## begin
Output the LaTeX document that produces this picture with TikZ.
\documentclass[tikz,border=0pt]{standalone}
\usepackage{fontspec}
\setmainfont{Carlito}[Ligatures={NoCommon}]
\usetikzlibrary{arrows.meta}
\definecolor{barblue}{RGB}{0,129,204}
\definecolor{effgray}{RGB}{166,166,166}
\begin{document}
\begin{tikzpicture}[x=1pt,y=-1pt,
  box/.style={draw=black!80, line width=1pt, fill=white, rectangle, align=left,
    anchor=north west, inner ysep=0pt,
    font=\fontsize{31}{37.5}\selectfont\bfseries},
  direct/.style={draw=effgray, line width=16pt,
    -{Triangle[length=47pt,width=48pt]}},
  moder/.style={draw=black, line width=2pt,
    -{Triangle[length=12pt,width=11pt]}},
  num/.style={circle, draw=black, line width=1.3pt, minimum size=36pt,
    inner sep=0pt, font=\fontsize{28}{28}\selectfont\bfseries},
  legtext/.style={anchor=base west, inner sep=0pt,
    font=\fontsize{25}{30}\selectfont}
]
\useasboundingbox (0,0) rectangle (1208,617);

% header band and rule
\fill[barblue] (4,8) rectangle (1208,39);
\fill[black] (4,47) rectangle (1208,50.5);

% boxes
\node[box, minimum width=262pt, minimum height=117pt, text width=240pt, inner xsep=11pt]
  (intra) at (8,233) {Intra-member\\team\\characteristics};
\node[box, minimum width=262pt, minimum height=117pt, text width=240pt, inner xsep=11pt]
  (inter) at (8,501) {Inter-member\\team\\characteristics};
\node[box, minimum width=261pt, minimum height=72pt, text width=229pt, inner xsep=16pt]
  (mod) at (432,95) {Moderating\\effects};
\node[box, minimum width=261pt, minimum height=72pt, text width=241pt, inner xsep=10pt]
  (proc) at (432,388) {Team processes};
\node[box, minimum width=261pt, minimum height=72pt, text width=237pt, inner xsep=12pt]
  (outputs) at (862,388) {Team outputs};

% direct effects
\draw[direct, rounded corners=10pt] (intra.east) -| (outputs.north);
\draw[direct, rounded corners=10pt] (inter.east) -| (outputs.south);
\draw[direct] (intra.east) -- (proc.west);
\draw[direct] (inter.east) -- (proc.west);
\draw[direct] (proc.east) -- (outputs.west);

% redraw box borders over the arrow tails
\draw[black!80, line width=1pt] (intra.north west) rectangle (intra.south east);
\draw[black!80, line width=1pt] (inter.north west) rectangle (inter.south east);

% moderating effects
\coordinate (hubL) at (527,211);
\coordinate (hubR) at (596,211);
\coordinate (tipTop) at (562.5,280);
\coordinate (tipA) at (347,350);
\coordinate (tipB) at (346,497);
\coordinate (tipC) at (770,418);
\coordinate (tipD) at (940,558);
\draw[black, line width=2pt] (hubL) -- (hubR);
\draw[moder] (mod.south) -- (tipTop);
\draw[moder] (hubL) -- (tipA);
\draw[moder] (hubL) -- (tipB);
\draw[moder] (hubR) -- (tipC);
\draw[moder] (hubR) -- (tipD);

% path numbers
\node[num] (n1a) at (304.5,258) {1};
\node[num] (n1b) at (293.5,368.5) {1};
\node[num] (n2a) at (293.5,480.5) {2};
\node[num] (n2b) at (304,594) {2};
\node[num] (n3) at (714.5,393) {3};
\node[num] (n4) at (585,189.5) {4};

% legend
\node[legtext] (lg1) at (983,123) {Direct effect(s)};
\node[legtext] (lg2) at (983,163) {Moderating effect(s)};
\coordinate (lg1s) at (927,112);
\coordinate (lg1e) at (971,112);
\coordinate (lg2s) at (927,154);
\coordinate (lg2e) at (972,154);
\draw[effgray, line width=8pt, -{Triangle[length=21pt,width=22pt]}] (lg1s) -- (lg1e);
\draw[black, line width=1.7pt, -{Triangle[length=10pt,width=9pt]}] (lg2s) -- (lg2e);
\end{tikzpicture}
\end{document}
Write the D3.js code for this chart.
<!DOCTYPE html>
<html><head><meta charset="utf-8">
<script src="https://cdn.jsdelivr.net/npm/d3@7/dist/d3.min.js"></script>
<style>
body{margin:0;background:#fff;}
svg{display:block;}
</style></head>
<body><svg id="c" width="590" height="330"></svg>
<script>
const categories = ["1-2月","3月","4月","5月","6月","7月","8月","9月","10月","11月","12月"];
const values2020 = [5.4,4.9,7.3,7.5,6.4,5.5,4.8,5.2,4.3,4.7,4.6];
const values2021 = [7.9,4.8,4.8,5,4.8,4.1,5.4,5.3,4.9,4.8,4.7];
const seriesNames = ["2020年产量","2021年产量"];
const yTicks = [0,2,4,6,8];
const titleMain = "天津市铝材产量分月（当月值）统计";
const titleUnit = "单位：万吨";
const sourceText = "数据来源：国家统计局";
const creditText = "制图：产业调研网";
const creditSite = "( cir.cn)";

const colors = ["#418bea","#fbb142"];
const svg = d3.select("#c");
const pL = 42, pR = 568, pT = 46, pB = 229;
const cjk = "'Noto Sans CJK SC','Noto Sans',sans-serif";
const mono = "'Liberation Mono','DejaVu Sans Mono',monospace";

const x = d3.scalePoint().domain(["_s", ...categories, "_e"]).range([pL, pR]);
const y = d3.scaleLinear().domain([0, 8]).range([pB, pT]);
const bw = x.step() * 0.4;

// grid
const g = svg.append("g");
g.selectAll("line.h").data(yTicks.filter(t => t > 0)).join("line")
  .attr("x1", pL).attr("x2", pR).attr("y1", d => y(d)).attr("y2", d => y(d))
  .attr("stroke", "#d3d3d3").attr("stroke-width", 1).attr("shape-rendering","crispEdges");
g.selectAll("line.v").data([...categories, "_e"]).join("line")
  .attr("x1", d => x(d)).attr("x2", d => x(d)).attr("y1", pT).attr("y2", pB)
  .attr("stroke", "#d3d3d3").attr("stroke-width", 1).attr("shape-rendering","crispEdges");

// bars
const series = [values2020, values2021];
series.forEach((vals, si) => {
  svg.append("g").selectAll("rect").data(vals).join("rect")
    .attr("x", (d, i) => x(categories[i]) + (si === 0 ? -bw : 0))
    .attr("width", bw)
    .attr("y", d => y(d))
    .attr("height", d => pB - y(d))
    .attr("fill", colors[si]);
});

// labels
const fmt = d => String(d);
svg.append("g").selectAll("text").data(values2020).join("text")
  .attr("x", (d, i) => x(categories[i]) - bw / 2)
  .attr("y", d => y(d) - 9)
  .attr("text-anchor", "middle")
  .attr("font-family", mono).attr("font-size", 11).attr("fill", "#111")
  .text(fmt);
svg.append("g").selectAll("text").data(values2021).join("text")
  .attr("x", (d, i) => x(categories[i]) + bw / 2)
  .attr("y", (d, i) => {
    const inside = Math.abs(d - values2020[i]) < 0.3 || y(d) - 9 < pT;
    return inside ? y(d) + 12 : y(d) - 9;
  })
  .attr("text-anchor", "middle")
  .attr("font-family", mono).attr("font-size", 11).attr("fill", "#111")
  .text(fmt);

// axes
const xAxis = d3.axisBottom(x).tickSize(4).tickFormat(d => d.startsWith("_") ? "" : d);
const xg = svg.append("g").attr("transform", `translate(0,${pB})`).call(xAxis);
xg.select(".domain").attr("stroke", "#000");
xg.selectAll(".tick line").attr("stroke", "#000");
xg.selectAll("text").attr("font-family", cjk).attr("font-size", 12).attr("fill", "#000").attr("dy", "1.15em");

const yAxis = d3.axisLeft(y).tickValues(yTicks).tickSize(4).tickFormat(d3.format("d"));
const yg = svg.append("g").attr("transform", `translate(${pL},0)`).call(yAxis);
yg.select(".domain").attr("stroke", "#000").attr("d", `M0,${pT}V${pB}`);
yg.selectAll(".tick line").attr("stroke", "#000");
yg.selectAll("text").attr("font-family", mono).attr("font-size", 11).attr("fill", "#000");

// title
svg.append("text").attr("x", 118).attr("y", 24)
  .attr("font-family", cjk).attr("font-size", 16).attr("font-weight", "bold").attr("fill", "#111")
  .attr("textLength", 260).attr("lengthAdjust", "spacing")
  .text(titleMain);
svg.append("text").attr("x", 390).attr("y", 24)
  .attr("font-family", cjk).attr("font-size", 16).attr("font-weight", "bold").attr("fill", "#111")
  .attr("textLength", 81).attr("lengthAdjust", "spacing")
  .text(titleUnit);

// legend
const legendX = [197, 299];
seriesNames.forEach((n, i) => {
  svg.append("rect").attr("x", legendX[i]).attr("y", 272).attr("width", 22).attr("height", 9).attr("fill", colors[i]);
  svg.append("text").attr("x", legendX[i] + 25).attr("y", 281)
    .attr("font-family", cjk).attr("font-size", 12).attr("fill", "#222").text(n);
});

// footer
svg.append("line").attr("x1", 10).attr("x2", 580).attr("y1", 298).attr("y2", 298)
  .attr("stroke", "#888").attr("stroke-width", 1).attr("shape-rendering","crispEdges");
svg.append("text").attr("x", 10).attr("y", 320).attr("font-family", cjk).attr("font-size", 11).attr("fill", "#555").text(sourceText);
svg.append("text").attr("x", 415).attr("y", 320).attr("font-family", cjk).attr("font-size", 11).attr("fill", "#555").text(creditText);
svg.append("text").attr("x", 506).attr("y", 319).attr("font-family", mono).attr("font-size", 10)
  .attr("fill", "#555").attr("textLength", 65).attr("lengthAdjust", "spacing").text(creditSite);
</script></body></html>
## end
- _Written exercise_
Set down each line of the material verbatim, from the first line through the line that contains "(4,47) rectangle (1208,50.5);".

- _Reply_
Output the LaTeX document that produces this picture with TikZ.
\documentclass[tikz,border=0pt]{standalone}
\usepackage{fontspec}
\setmainfont{Carlito}[Ligatures={NoCommon}]
\usetikzlibrary{arrows.meta}
\definecolor{barblue}{RGB}{0,129,204}
\definecolor{effgray}{RGB}{166,166,166}
\begin{document}
\begin{tikzpicture}[x=1pt,y=-1pt,
  box/.style={draw=black!80, line width=1pt, fill=white, rectangle, align=left,
    anchor=north west, inner ysep=0pt,
    font=\fontsize{31}{37.5}\selectfont\bfseries},
  direct/.style={draw=effgray, line width=16pt,
    -{Triangle[length=47pt,width=48pt]}},
  moder/.style={draw=black, line width=2pt,
    -{Triangle[length=12pt,width=11pt]}},
  num/.style={circle, draw=black, line width=1.3pt, minimum size=36pt,
    inner sep=0pt, font=\fontsize{28}{28}\selectfont\bfseries},
  legtext/.style={anchor=base west, inner sep=0pt,
    font=\fontsize{25}{30}\selectfont}
]
\useasboundingbox (0,0) rectangle (1208,617);

% header band and rule
\fill[barblue] (4,8) rectangle (1208,39);
\fill[black] (4,47) rectangle (1208,50.5);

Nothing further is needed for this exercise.